What needs to be done ▸ Pick out all lines in the listing holding the string "chart" and copy them.

The input ▸
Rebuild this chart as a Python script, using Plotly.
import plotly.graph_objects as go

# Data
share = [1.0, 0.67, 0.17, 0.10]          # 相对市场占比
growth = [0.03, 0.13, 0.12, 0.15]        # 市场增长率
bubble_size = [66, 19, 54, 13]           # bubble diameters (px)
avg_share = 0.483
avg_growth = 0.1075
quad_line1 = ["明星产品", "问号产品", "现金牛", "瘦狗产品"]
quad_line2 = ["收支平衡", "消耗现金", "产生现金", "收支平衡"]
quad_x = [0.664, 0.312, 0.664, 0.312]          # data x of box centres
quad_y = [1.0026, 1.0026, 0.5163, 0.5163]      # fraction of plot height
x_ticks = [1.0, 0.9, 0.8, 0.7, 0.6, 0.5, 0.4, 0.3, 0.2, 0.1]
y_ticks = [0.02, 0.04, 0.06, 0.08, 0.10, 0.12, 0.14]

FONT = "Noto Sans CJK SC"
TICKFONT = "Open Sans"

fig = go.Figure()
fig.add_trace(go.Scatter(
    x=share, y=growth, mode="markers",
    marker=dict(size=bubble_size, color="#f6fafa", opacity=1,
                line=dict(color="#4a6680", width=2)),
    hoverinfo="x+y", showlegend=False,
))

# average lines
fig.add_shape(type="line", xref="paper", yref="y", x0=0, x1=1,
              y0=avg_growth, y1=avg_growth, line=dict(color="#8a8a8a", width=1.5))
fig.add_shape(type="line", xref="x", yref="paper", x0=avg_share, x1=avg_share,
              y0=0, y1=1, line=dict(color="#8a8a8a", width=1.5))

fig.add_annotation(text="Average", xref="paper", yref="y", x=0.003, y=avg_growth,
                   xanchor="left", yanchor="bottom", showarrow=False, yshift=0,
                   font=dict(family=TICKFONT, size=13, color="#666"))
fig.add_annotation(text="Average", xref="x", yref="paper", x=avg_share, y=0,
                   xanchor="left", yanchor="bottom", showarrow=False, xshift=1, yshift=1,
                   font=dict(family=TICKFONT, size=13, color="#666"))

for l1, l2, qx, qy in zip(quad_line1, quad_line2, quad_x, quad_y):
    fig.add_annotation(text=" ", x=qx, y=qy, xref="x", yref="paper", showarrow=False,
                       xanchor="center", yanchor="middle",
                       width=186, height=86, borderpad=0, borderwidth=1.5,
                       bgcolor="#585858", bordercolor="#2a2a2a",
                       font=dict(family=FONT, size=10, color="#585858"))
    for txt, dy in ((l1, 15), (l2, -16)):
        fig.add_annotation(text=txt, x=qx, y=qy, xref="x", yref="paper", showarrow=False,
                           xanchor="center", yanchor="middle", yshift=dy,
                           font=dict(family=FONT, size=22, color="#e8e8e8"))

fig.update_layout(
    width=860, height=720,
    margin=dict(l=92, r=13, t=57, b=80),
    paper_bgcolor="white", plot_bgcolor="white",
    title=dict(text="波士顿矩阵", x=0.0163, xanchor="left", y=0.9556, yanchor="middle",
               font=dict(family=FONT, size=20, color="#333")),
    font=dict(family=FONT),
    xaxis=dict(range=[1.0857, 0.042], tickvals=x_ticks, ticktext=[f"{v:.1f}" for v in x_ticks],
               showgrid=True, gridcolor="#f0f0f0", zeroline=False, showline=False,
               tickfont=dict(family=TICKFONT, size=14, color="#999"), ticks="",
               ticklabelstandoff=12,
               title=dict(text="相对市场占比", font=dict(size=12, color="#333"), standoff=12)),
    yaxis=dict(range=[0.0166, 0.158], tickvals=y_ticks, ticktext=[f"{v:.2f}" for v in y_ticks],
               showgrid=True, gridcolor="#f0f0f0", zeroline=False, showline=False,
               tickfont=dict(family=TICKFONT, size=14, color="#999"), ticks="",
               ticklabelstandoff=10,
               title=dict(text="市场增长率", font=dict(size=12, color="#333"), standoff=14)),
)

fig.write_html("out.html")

---

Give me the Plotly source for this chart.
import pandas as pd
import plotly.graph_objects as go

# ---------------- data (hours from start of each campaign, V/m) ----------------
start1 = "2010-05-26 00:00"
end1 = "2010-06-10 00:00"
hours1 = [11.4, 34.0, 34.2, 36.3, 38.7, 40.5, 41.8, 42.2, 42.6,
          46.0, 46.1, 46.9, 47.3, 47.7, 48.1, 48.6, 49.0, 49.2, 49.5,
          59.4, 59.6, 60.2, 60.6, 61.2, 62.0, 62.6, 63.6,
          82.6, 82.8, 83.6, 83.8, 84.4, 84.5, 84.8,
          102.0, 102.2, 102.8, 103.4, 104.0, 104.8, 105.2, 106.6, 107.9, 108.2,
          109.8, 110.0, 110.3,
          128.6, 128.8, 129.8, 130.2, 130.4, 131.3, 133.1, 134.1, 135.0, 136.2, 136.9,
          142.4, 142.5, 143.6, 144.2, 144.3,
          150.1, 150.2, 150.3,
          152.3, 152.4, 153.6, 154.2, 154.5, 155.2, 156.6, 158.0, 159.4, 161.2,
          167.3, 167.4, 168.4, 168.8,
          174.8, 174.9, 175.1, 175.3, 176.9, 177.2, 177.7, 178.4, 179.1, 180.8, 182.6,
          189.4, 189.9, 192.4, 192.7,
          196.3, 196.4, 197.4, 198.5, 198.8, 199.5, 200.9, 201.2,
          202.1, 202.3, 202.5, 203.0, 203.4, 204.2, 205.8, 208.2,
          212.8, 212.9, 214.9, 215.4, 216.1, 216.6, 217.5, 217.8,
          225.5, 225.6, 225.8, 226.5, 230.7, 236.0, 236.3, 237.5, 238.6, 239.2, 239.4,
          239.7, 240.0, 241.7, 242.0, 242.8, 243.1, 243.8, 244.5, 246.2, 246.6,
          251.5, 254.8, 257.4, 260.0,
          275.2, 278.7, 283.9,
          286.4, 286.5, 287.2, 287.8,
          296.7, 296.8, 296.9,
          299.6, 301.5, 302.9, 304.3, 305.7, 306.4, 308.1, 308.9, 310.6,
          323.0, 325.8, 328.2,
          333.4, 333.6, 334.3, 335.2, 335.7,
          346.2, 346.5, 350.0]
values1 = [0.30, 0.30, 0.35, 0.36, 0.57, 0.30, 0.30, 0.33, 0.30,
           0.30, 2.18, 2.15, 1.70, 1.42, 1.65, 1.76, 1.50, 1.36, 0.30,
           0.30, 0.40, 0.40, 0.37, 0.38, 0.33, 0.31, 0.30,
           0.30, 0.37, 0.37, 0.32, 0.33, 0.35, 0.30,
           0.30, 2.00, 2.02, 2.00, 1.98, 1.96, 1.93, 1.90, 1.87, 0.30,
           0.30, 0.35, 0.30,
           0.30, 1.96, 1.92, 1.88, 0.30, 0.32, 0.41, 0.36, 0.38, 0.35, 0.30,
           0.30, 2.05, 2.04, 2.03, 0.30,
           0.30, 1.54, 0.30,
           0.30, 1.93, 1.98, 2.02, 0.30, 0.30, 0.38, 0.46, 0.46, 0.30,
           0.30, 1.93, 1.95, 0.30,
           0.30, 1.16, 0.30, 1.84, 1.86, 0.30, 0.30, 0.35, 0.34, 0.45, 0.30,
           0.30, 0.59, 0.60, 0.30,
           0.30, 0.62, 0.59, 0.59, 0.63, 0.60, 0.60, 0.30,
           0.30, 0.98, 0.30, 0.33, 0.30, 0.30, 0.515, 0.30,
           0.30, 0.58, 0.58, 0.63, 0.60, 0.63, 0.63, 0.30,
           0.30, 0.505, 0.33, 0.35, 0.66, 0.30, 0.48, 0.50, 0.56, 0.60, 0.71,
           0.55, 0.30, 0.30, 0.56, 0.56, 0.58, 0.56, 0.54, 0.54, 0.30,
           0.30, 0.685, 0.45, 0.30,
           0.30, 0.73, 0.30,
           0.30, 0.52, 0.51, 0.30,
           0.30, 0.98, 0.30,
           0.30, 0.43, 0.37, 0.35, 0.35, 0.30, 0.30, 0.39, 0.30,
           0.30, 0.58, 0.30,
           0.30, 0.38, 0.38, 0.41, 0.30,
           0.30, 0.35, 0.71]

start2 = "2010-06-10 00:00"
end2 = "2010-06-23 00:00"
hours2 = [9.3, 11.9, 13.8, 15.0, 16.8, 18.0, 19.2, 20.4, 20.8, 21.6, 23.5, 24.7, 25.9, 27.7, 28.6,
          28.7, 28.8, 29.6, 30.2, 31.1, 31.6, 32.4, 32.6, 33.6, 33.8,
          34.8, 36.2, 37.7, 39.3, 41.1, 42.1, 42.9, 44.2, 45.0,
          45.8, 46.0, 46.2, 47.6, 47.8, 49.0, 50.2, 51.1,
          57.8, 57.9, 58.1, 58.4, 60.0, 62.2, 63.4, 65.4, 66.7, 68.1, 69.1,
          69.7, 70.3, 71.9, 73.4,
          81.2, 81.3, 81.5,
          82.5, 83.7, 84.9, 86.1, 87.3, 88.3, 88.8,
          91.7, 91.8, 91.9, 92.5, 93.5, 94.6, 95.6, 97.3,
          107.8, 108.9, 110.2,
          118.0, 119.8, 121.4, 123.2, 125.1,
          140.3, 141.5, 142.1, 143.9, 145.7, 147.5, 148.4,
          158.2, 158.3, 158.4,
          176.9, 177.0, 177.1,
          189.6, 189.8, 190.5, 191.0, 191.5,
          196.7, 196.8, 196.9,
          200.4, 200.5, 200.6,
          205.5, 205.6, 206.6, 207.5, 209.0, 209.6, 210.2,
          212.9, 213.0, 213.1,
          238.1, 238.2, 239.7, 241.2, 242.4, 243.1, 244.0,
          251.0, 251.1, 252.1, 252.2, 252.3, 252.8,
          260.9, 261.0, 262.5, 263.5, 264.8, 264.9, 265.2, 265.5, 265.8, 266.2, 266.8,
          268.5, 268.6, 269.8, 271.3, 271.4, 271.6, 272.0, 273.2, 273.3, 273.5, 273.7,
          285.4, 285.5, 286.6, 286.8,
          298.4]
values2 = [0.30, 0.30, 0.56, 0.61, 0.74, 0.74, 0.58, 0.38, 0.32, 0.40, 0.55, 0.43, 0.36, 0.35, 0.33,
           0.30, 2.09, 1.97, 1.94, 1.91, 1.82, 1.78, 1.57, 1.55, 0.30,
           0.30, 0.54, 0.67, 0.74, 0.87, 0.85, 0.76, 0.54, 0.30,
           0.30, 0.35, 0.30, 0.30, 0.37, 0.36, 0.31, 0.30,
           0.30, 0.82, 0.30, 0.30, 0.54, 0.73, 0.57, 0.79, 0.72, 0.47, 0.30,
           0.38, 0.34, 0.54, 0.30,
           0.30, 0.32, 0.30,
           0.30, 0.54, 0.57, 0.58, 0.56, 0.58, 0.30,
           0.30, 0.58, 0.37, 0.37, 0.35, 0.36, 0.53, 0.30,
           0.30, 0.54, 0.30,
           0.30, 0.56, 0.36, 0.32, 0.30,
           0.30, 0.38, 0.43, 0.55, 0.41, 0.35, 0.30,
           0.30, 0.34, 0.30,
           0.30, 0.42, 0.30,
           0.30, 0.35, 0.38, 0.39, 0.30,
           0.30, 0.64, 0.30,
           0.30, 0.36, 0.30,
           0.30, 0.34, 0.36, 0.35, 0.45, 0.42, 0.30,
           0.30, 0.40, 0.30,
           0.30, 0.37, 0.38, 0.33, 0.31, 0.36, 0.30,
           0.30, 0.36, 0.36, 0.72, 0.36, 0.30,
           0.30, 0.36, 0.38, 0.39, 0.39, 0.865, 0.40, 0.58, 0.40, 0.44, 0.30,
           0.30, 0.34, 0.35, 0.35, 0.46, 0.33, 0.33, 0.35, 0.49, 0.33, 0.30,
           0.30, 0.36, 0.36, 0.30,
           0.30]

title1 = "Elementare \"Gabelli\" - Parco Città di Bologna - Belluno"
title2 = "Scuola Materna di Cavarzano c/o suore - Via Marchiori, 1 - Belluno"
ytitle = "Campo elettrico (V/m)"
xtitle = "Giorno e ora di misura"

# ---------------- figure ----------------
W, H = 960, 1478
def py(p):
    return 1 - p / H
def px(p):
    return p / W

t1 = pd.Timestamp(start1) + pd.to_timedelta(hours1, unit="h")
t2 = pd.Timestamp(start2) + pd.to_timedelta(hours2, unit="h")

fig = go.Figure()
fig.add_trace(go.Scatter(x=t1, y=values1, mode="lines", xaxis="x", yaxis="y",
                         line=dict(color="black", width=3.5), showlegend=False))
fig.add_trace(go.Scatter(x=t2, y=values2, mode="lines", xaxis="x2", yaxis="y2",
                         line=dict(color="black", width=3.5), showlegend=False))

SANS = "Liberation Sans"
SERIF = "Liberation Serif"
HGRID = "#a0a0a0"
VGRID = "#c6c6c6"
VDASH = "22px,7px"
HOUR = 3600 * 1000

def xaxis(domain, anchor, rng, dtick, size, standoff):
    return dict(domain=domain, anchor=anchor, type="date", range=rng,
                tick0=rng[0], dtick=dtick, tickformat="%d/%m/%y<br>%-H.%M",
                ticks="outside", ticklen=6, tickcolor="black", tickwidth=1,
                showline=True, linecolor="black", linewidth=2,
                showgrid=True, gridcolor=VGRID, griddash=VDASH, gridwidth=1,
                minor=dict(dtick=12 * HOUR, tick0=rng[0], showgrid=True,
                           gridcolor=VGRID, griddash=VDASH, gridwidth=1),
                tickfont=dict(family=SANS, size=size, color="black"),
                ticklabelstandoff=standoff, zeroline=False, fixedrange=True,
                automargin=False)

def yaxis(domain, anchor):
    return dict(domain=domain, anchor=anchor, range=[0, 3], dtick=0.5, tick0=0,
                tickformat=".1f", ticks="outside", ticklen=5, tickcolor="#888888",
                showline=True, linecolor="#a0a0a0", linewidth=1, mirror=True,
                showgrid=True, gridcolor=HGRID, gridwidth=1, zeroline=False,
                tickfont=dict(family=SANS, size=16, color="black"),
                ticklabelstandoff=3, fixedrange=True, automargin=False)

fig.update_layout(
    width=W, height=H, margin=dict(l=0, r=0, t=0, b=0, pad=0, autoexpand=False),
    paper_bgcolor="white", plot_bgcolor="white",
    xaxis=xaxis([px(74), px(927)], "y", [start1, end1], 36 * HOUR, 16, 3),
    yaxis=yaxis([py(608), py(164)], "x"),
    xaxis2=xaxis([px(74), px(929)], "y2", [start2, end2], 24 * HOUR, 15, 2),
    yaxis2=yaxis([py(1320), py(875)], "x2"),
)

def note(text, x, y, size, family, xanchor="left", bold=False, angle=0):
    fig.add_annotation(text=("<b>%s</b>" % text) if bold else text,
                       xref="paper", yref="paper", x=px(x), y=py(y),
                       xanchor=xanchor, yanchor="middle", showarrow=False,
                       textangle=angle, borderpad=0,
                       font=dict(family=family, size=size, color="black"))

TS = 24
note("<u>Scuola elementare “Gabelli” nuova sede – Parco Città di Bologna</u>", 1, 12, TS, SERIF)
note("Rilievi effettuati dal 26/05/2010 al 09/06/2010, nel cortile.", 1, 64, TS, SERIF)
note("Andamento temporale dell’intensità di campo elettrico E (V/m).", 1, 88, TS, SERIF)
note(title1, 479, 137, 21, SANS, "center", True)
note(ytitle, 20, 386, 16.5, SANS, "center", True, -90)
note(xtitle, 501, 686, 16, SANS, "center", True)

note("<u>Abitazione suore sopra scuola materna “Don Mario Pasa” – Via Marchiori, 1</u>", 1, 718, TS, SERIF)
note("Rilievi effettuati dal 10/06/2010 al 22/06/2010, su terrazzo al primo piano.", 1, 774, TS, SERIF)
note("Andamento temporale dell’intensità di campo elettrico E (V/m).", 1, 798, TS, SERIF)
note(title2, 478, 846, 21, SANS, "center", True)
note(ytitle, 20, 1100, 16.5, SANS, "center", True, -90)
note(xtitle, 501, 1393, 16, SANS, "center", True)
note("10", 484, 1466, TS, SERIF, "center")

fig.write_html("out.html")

Answer to this problem ▸
Rebuild this chart as a Python script, using Plotly.
Give me the Plotly source for this chart.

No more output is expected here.